REQUIRED TASK: Return the material exactly, first line through the line containing "const thetaL = 2", and nothing more. Pictures stay out.

Source code of charts:
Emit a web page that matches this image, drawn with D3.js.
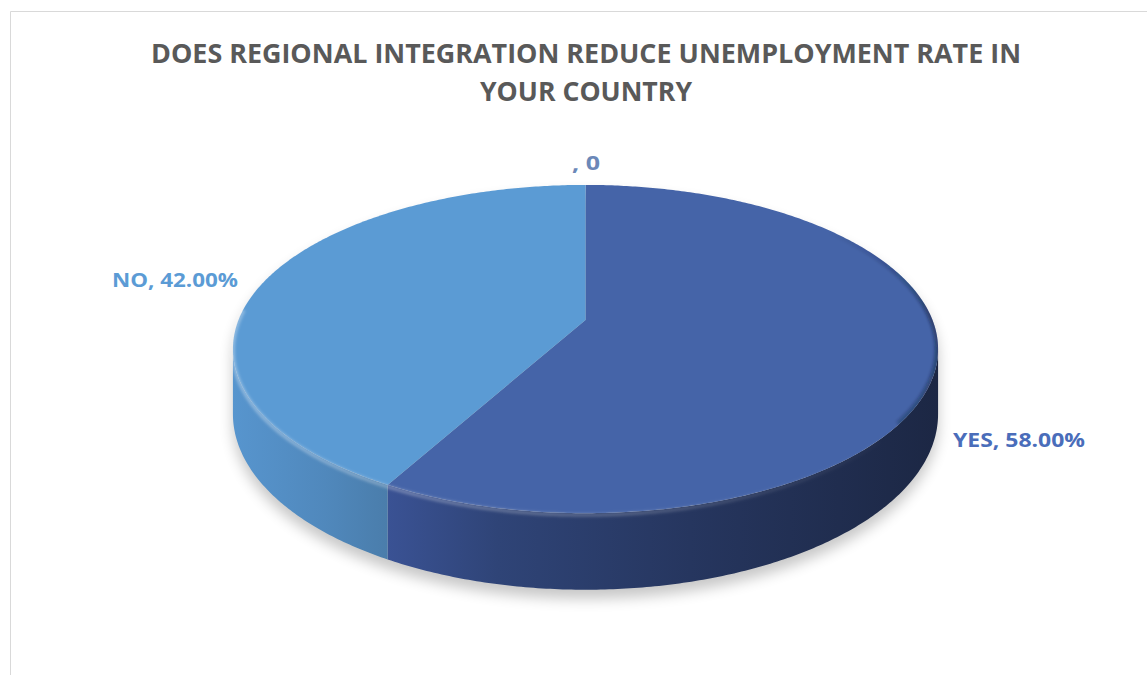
<!DOCTYPE html>
<html>
<head>
<meta charset="utf-8">
<script src="https://cdn.jsdelivr.net/npm/d3@7/dist/d3.min.js"></script>
<style>
  html, body { margin: 0; padding: 0; background: #fff; }
  svg { display: block; }
</style>
</head>
<body>
<svg id="chart" width="1147" height="675"></svg>
<script>
// Survey answers
const categories = ["YES", "NO", ""];
const values = [58, 42, 0];
const labels = ["YES, 58.00%", "NO, 42.00%", ", 0"];
const titleLines = ["DOES REGIONAL INTEGRATION REDUCE UNEMPLOYMENT RATE IN", "YOUR COUNTRY"];

const topColors = ["#4564A8", "#5B9BD4", "#A5A5A5"];
const labelColors = ["#4A6DBA", "#5B9BD5", "#6B88B8"];

const svg = d3.select("#chart");
const defs = svg.append("defs");

// chart frame
svg.append("path")
  .attr("d", "M10.5,675 L10.5,11.5 L1147,11.5")
  .attr("fill", "none").attr("stroke", "#D9D9D9").attr("stroke-width", 1);

// title
const title = svg.append("g").attr("font-family", "'Open Sans', sans-serif")
  .attr("font-weight", 700).attr("fill", "#595959").attr("text-anchor", "middle");
const titleY = [63, 101];
const titleW = [870, 212];
titleLines.forEach((t, i) => {
  title.append("text").attr("x", 586).attr("y", titleY[i])
    .attr("font-size", 27).attr("textLength", titleW[i])
    .attr("lengthAdjust", "spacingAndGlyphs").text(t);
});

// oblique perspective projection of the pie disk
const CX = 585.5, CY = 320, A = 347, B = 159, K = 0.177, DEPTH = 63;
function proj(theta, r = 1, drop = 0) {
  const u = r * Math.sin(theta), v = -r * Math.cos(theta);
  const s = 1 / (1 - K * v);
  return [CX + A * u * s, CY + B * v * s + drop * s];
}
function samples(a0, a1) {
  const n = Math.max(2, Math.ceil(Math.abs(a1 - a0) / 0.01));
  return d3.range(n + 1).map(i => a0 + (a1 - a0) * i / n);
}
const line = d3.line();

const pie = d3.pie().sort(null).value(d => d.value).startAngle(0).endAngle(2 * Math.PI);
const arcs = pie(categories.map((c, i) => ({ cat: c, value: values[i], i })));

const thetaR = Math.acos(-K);             // right silhouette
const thetaL = 2 * Math.PI - Math.acos(-K); // left silhouette

// soft drop shadow under the disk
const shF = defs.append("filter").attr("id", "shadow").attr("x", "-20%").attr("y", "-20%")
  .attr("width", "140%").attr("height", "140%");
shF.append("feGaussianBlur").attr("stdDeviation", 7);
const outline = samples(thetaL - 2 * Math.PI, thetaR).map(t => proj(t))
  .concat(samples(thetaR, thetaL).map(t => proj(t, 1, DEPTH)));
svg.append("path").attr("d", line(outline) + "Z")
  .attr("transform", "translate(0,9)")
  .attr("fill", "#000").attr("opacity", 0.22).attr("filter", "url(#shadow)");

// side wall gradients
const sideGrad = [
  { id: "sideYes", stops: [[0, "#3A5294"], [0.2, "#2F4477"], [0.55, "#26365F"], [1, "#1C2744"]] },
  { id: "sideNo", stops: [[0, "#5795CE"], [0.6, "#5088BC"], [1, "#4A7DAB"]] }
];
sideGrad.forEach(g => {
  const lg = defs.append("linearGradient").attr("id", g.id).attr("gradientUnits", "objectBoundingBox")
    .attr("x1", 0).attr("x2", 1).attr("y1", 0).attr("y2", 0);
  g.stops.forEach(s => lg.append("stop").attr("offset", s[0]).attr("stop-color", s[1]));
});
const sideFill = ["url(#sideYes)", "url(#sideNo)", "#888"];

// side walls
arcs.forEach(a => {
  const a0 = Math.max(a.startAngle, thetaR), a1 = Math.min(a.endAngle, thetaL);
  if (a1 <= a0) return;
  const pts = samples(a0, a1).map(t => proj(t))
    .concat(samples(a1, a0).map(t => proj(t, 1, DEPTH)));
  svg.append("path").attr("d", line(pts) + "Z").attr("fill", sideFill[a.data.i]);
});

// top faces
const topG = svg.append("g");
arcs.forEach(a => {
  if (a.endAngle - a.startAngle <= 0) return;
  const pts = [proj(0, 0)].concat(samples(a.startAngle, a.endAngle).map(t => proj(t)));
  topG.append("path").attr("d", line(pts) + "Z").attr("fill", topColors[a.data.i]);
});

// bevel: light rim on the front-left, dark rim on the right
const blur1 = defs.append("filter").attr("id", "rimBlur");
blur1.append("feGaussianBlur").attr("stdDeviation", 1.4);
const clip = defs.append("clipPath").attr("id", "topClip");
clip.append("path").attr("d", line(samples(0, 2 * Math.PI).map(t => proj(t))) + "Z");

const hiGrad = defs.append("linearGradient").attr("id", "hiGrad").attr("gradientUnits", "userSpaceOnUse")
  .attr("x1", 233).attr("x2", 900).attr("y1", 0).attr("y2", 0);
hiGrad.append("stop").attr("offset", 0).attr("stop-color", "#fff").attr("stop-opacity", 0.35);
hiGrad.append("stop").attr("offset", 0.6).attr("stop-color", "#fff").attr("stop-opacity", 0.2);
hiGrad.append("stop").attr("offset", 1).attr("stop-color", "#fff").attr("stop-opacity", 0);

svg.append("path").attr("d", line(samples(2.3, thetaL + 0.25).map(t => proj(t, 1, 1.5))))
  .attr("fill", "none").attr("stroke", "url(#hiGrad)").attr("stroke-width", 3.5)
  .attr("filter", "url(#rimBlur)");

const darkGrad = defs.append("linearGradient").attr("id", "darkGrad").attr("gradientUnits", "userSpaceOnUse")
  .attr("x1", 0).attr("x2", 0).attr("y1", 230).attr("y2", 420);
darkGrad.append("stop").attr("offset", 0).attr("stop-color", "#10182c").attr("stop-opacity", 0);
darkGrad.append("stop").attr("offset", 0.45).attr("stop-color", "#10182c").attr("stop-opacity", 0.45);
darkGrad.append("stop").attr("offset", 1).attr("stop-color", "#10182c").attr("stop-opacity", 0.3);

svg.append("g").attr("clip-path", "url(#topClip)")
  .append("path").attr("d", line(samples(0.9, 2.2).map(t => proj(t))))
  .attr("fill", "none").attr("stroke", "url(#darkGrad)")
  .attr("stroke-width", 7).attr("filter", "url(#rimBlur)");

// data labels
const labelPos = {
  "YES": { x: 1019, y: 447, w: 132 },
  "NO": { x: 175, y: 287, w: 126 },
  "": { x: 586, y: 170, w: 28 }
};
const lab = svg.append("g").attr("font-family", "'Open Sans', sans-serif")
  .attr("font-weight", 700).attr("font-size", 20).attr("text-anchor", "middle");
arcs.forEach(a => {
  const p = labelPos[a.data.cat];
  lab.append("text").attr("x", p.x).attr("y", p.y)
    .attr("fill", labelColors[a.data.i])
    .attr("textLength", p.w).attr("lengthAdjust", "spacingAndGlyphs")
    .text(labels[a.data.i]);
});
</script>
</body>
</html>
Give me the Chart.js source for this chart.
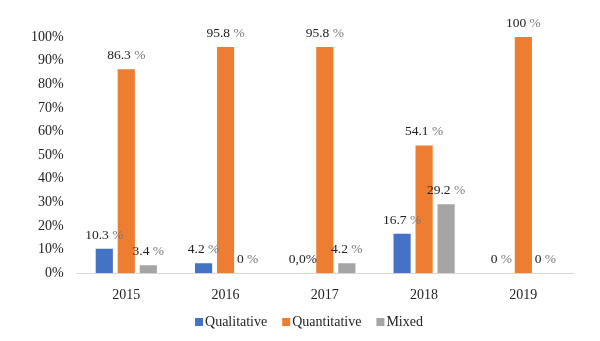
<!DOCTYPE html>
<html>
<head>
<meta charset="utf-8">
<script src="https://cdn.jsdelivr.net/npm/chart.js@4"></script>
<style>
  html, body { margin: 0; padding: 0; background: #fff; }
  #wrap { width: 600px; height: 341px; }
</style>
</head>
<body>
<div id="wrap"><canvas id="chart"></canvas></div>
<script>
// data
const years = ['2015', '2016', '2017', '2018', '2019'];
const qualitative = [10.3, 4.2, 0, 16.7, 0];
const quantitative = [86.3, 95.8, 95.8, 54.1, 100];
const mixed = [3.4, 0, 4.2, 29.2, 0];
const qualitativeLabels = ['10.3 %', '4.2 %', '0,0%', '16.7 %', '0 %'];
const quantitativeLabels = ['86.3 %', '95.8 %', '95.8 %', '54.1 %', '100 %'];
const mixedLabels = ['3.4 %', '0 %', '4.2 %', '29.2 %', '0 %'];
const yTicks = [0, 10, 20, 30, 40, 50, 60, 70, 80, 90, 100];

const serif = '"Liberation Serif", "Times New Roman", serif';

// value labels: number in black, "%" in grey
const valueLabels = {
  id: 'valueLabels',
  afterDatasetsDraw(chart) {
    const ctx = chart.ctx;
    ctx.save();
    ctx.font = '13.5px ' + serif;
    ctx.textBaseline = 'alphabetic';
    chart.data.datasets.forEach(function(ds, i) {
      const meta = chart.getDatasetMeta(i);
      meta.data.forEach(function(bar, j) {
        const txt = ds.valueLabels[j];
        const k = txt.indexOf(' %');
        const num = k >= 0 ? txt.slice(0, k) : txt;
        const pct = k >= 0 ? ' %' : '';
        const w1 = ctx.measureText(num).width;
        const w2 = ctx.measureText(pct).width;
        let x = bar.x - (w1 + w2) / 2;
        const y = bar.y - 10;
        ctx.fillStyle = '#222';
        ctx.textAlign = 'left';
        ctx.fillText(num, x, y);
        ctx.fillStyle = '#777';
        ctx.fillText(pct, x + w1, y);
      });
    });
    ctx.restore();
  }
};

// excel-like legend: small square, tight gap to the text
const bottomLegend = {
  id: 'bottomLegend',
  afterDraw(chart) {
    const ctx = chart.ctx;
    ctx.save();
    ctx.font = '14px ' + serif;
    ctx.textBaseline = 'middle';
    ctx.textAlign = 'left';
    const items = chart.data.datasets.map(function(ds) {
      return { text: ds.label, color: ds.backgroundColor, w: ctx.measureText(ds.label).width };
    });
    let total = 0;
    items.forEach(function(it, i) { total += 10 + it.w + (i ? 15 : 0); });
    let x = chart.width / 2 + 9 - total / 2;
    const y = 322;
    items.forEach(function(it) {
      ctx.fillStyle = it.color;
      ctx.fillRect(x, y - 4, 8, 8);
      ctx.fillStyle = '#222';
      ctx.fillText(it.text, x + 10, y);
      x += 10 + it.w + 15;
    });
    ctx.restore();
  }
};

new Chart(document.getElementById('chart'), {
  type: 'bar',
  data: {
    labels: years,
    datasets: [
      { label: 'Qualitative', data: qualitative, backgroundColor: '#4472C4', valueLabels: qualitativeLabels },
      { label: 'Quantitative', data: quantitative, backgroundColor: '#ED7D31', valueLabels: quantitativeLabels },
      { label: 'Mixed', data: mixed, backgroundColor: '#A5A5A5', valueLabels: mixedLabels }
    ]
  },
  options: {
    responsive: true,
    maintainAspectRatio: false,
    animation: false,
    datasets: { bar: { categoryPercentage: 0.665, barPercentage: 0.78 } },
    layout: { padding: { top: 37, left: 26, right: 27, bottom: 31 } },
    plugins: {
      legend: { display: false },
      tooltip: { enabled: false }
    },
    scales: {
      x: {
        grid: { display: false },
        border: { color: '#d9d9d9' },
        ticks: { color: '#222', font: { family: serif, size: 14 }, padding: 6 }
      },
      y: {
        min: 0, max: 100,
        afterBuildTicks: function(axis) { axis.ticks = yTicks.map(function(v) { return { value: v }; }); },
        grid: { display: false },
        border: { display: false },
        ticks: {
          color: '#222', padding: 5,
          font: { family: serif, size: 14 },
          callback: function(v) { return v + '%'; }
        }
      }
    }
  },
  plugins: [valueLabels, bottomLegend]
});
</script>
</body>
</html>
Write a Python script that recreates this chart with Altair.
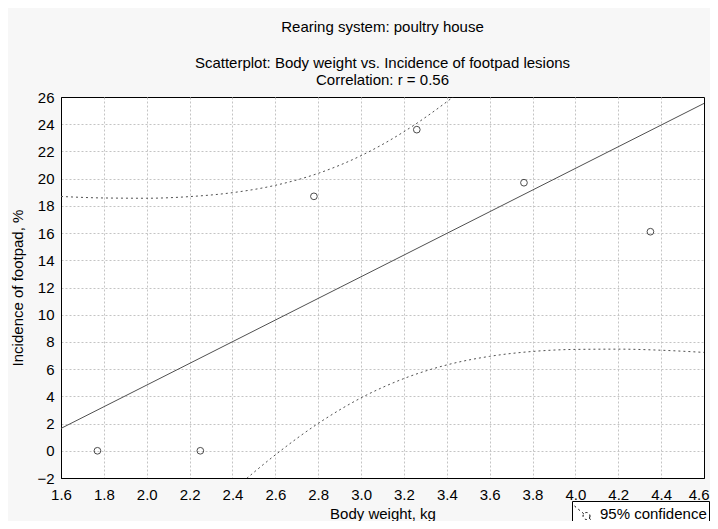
import altair as alt
import pandas as pd

# Observed points
body_weight = [1.77, 2.25, 2.78, 3.26, 3.76, 4.35]
incidence = [0.0, 0.0, 18.7, 23.6, 19.7, 16.1]

# 95% confidence band
band_x = [1.6, 1.8, 2.0, 2.2, 2.4, 2.6, 2.8, 3.0, 3.2, 3.4, 3.6, 3.8, 4.0, 4.2, 4.4, 4.6]
band_upper = [18.69, 18.58, 18.56, 18.68, 18.97, 19.51, 20.39, 21.69, 23.45, 25.65, 28.2, 31.0, 34.05, 37.2, 40.5, 43.8]
band_lower = [-15.39, -12.1, -8.90, -5.83, -2.94, -0.30, 2.01, 3.89, 5.31, 6.31, 6.94, 7.30, 7.45, 7.47, 7.39, 7.23]

x_ticks = [1.6, 1.8, 2.0, 2.2, 2.4, 2.6, 2.8, 3.0, 3.2, 3.4, 3.6, 3.8, 4.0, 4.2, 4.4, 4.6]
y_ticks = [-2, 0, 2, 4, 6, 8, 10, 12, 14, 16, 18, 20, 22, 24, 26]

FONT = "Liberation Sans"
FS = 15

pts = pd.DataFrame({"x": body_weight, "y": incidence})
band = pd.DataFrame({
    "x": band_x + band_x,
    "y": band_upper + band_lower,
    "side": ["upper"] * len(band_x) + ["lower"] * len(band_x),
    "label": ["95% confidence"] * (2 * len(band_x)),
})

xscale = alt.Scale(domain=[1.6, 4.6], nice=False, zero=False)
yscale = alt.Scale(domain=[-2, 26], nice=False, zero=False)

xaxis = alt.Axis(
    values=x_ticks, format=".1f", title="Body weight, kg",
    titlePadding=4, labelPadding=9, labelOverlap=False, labelFlush=False,
    labelAlign={"condition": {"test": "datum.value >= 4.59", "value": "right"}, "value": "center"},
    labelOffset={"condition": {"test": "datum.value >= 4.59", "value": 5}, "value": 0},
    gridOpacity={"condition": {"test": "datum.value <= 1.61 || datum.value >= 4.59", "value": 0}, "value": 1},
)
yaxis = alt.Axis(
    values=y_ticks, format="d", title="Incidence of footpad, %",
    titlePadding=11, labelPadding=7, labelOverlap=False, labelFlush=False,
    gridOpacity={"condition": {"test": "datum.value <= -1.9 || datum.value >= 25.9", "value": 0}, "value": 1},
)

X = alt.X("x:Q", scale=xscale, axis=xaxis)
Y = alt.Y("y:Q", scale=yscale, axis=yaxis)

points = alt.Chart(pts).mark_point(shape="circle", filled=False, color="black", size=45, strokeWidth=1, clip=True).encode(
    x=X, y=Y,
)

reg = alt.Chart(pts).transform_regression("x", "y", extent=[1.6, 4.6]).mark_line(
    color="#505050", strokeWidth=1, clip=True
).encode(
    x=X, y=Y,
)

conf = alt.Chart(band).mark_line(color="#505050", strokeWidth=1, interpolate="monotone", clip=True).encode(
    x=X,
    y=Y,
    detail="side:N",
    strokeDash=alt.StrokeDash(
        "label:N",
        scale=alt.Scale(domain=["95% confidence"], range=[[2, 3]]),
        legend=alt.Legend(
            title=None,
            orient="none",
            legendX=511,
            legendY=404,
            strokeColor="black",
            fillColor="white",
            padding=2,
            symbolType="M-1,-0.75L-0.07,0.03M0.47,0.47L0.8,0.75M0.55,0.25A0.35,0.35 0 1 1 -0.15,0.25A0.35,0.35 0 1 1 0.55,0.25",
            symbolStrokeColor="black",
            symbolFillColor="transparent",
            symbolStrokeWidth=1,
            symbolSize=400,
            labelFontSize=FS,
            labelFont=FONT,
            labelColor="black",
            labelOffset=5,
            cornerRadius=0,
        ),
    ),
)

chart = alt.layer(conf, reg, points).properties(
    width=643,
    height=381,
    background="#f7f7f7",
    autosize=alt.AutoSizeParams(type="none"),
    padding={"left": 53, "top": 89, "right": 6, "bottom": 43},
    title=alt.TitleParams(
        text="Rearing system: poultry house",
        subtitle=["Scatterplot: Body weight vs. Incidence of footpad lesions", "Correlation: r = 0.56"],
        font=FONT,
        fontSize=FS,
        fontWeight="normal",
        color="black",
        subtitleFont=FONT,
        subtitleFontSize=FS,
        subtitleColor="black",
        subtitlePadding=21,
        subtitleLineHeight=17,
        anchor="middle",
        frame="group",
        offset=2,
    ),
).configure_view(
    stroke="black", strokeWidth=1, fill="white"
).configure_axis(
    labelFont=FONT,
    labelFontSize=FS,
    labelColor="black",
    titleFont=FONT,
    titleFontSize=FS,
    titleFontWeight="normal",
    titleColor="black",
    grid=True,
    gridColor="#c4c4c4",
    gridDash=[2, 2],
    gridWidth=1,
    domainColor="black",
    ticks=False,
)

chart.save("out.html", embed_options={"renderer": "svg", "actions": False})
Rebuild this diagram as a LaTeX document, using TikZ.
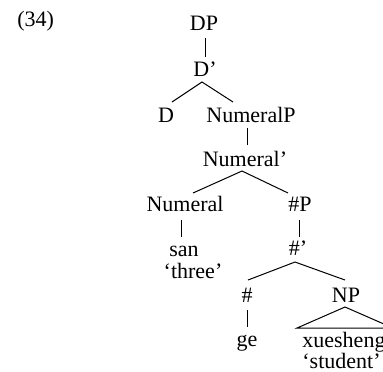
\documentclass[tikz,border=0pt]{standalone}
\usepackage{fontspec}
\setmainfont{Liberation Serif}
\usetikzlibrary{calc}
\begin{document}
\begin{tikzpicture}[x=0.5pt,y=-0.5pt,
  lbl/.style={inner sep=0pt,anchor=base,font=\fontsize{11}{13}\selectfont},
  lblw/.style={inner sep=0pt,anchor=base west,font=\fontsize{11}{13}\selectfont},
  edge/.style={line width=0.5pt}]
\fill[white] (0,0) rectangle (383,371);
\useasboundingbox (0,0) rectangle (383,371);
\node[lblw] (ex) at (17,26) {(34)};
\node[lbl] (DP) at (204,30) {DP};
\node[lbl] (Dbar) at (205,76) {D’};
\node[lbl] (D) at (166,122) {D};
\node[lbl] (NumP) at (251,122) {NumeralP};
\node[lbl] (Numbar) at (245,166) {Numeral’};
\node[lbl] (Num) at (185,211) {Numeral};
\node[lbl] (hP) at (300,211) {\#P};
\node[lbl] (san) at (184,256) {san};
\node[lbl] (three) at (193,278) {‘three’};
\node[lbl] (hbar) at (298,255) {\#’};
\node[lbl] (h) at (247,302) {\#};
\node[lbl] (NP) at (346,302) {NP};
\node[lbl] (ge) at (247,346) {ge};
\node[lblw] (xs) at (302,347) {xuesheng};
\node[lblw] (stu) at (302,368) {‘student’};
\draw[edge] ($(DP.base)+(1,8)$) -- ($(Dbar.base)+(0,-19)$);
\draw[edge] ($(D.base)+(6,-20)$) -- ($(Dbar.base)+(-3,6)$) -- ($(NumP.base)+(-18,-20)$);
\draw[edge] ($(NumP.base)+(-4,6)$) -- ($(Numbar.base)+(2,-21)$);
\draw[edge] ($(Num.base)+(8,-18)$) -- ($(Numbar.base)+(-3,5)$) -- ($(hP.base)+(-12,-18)$);
\draw[edge] ($(Num.base)+(-4,9)$) -- ($(san.base)+(-3,-19)$);
\draw[edge] ($(hP.base)+(-1,9)$) -- ($(hbar.base)+(1,-18)$);
\draw[edge] ($(h.base)+(1,-22)$) -- ($(hbar.base)+(-3,7)$) -- ($(NP.base)+(-1,-22)$);
\draw[edge] ($(h.base)+(0,8)$) -- ($(ge.base)+(0,-19)$);
\draw[edge] ($(NP.base)+(-1,5)$) -- ($(NP.base)+(-49,26)$) -- ($(NP.base)+(47,26)$) -- cycle;
\end{tikzpicture}
\end{document}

TASK RESPONSE:
Emit a web page that matches this image, drawn with D3.js.
<!DOCTYPE html>
<html>
<head>
<meta charset="utf-8">
<script src="https://cdn.jsdelivr.net/npm/d3@7/dist/d3.min.js"></script>
<style>
  html, body { margin: 0; padding: 0; background: #fff; }
  svg { display: block; }
</style>
</head>
<body>
<svg id="chart" width="1147" height="675"></svg>
<script>
// Survey answers
const categories = ["YES", "NO", ""];
const values = [58, 42, 0];
const labels = ["YES, 58.00%", "NO, 42.00%", ", 0"];
const titleLines = ["DOES REGIONAL INTEGRATION REDUCE UNEMPLOYMENT RATE IN", "YOUR COUNTRY"];

const topColors = ["#4564A8", "#5B9BD4", "#A5A5A5"];
const labelColors = ["#4A6DBA", "#5B9BD5", "#6B88B8"];

const svg = d3.select("#chart");
const defs = svg.append("defs");

// chart frame
svg.append("path")
  .attr("d", "M10.5,675 L10.5,11.5 L1147,11.5")
  .attr("fill", "none").attr("stroke", "#D9D9D9").attr("stroke-width", 1);

// title
const title = svg.append("g").attr("font-family", "'Open Sans', sans-serif")
  .attr("font-weight", 700).attr("fill", "#595959").attr("text-anchor", "middle");
const titleY = [63, 101];
const titleW = [870, 212];
titleLines.forEach((t, i) => {
  title.append("text").attr("x", 586).attr("y", titleY[i])
    .attr("font-size", 27).attr("textLength", titleW[i])
    .attr("lengthAdjust", "spacingAndGlyphs").text(t);
});

// oblique perspective projection of the pie disk
const CX = 585.5, CY = 320, A = 347, B = 159, K = 0.177, DEPTH = 63;
function proj(theta, r = 1, drop = 0) {
  const u = r * Math.sin(theta), v = -r * Math.cos(theta);
  const s = 1 / (1 - K * v);
  return [CX + A * u * s, CY + B * v * s + drop * s];
}
function samples(a0, a1) {
  const n = Math.max(2, Math.ceil(Math.abs(a1 - a0) / 0.01));
  return d3.range(n + 1).map(i => a0 + (a1 - a0) * i / n);
}
const line = d3.line();

const pie = d3.pie().sort(null).value(d => d.value).startAngle(0).endAngle(2 * Math.PI);
const arcs = pie(categories.map((c, i) => ({ cat: c, value: values[i], i })));

const thetaR = Math.acos(-K);             // right silhouette
const thetaL = 2 * Math.PI - Math.acos(-K); // left silhouette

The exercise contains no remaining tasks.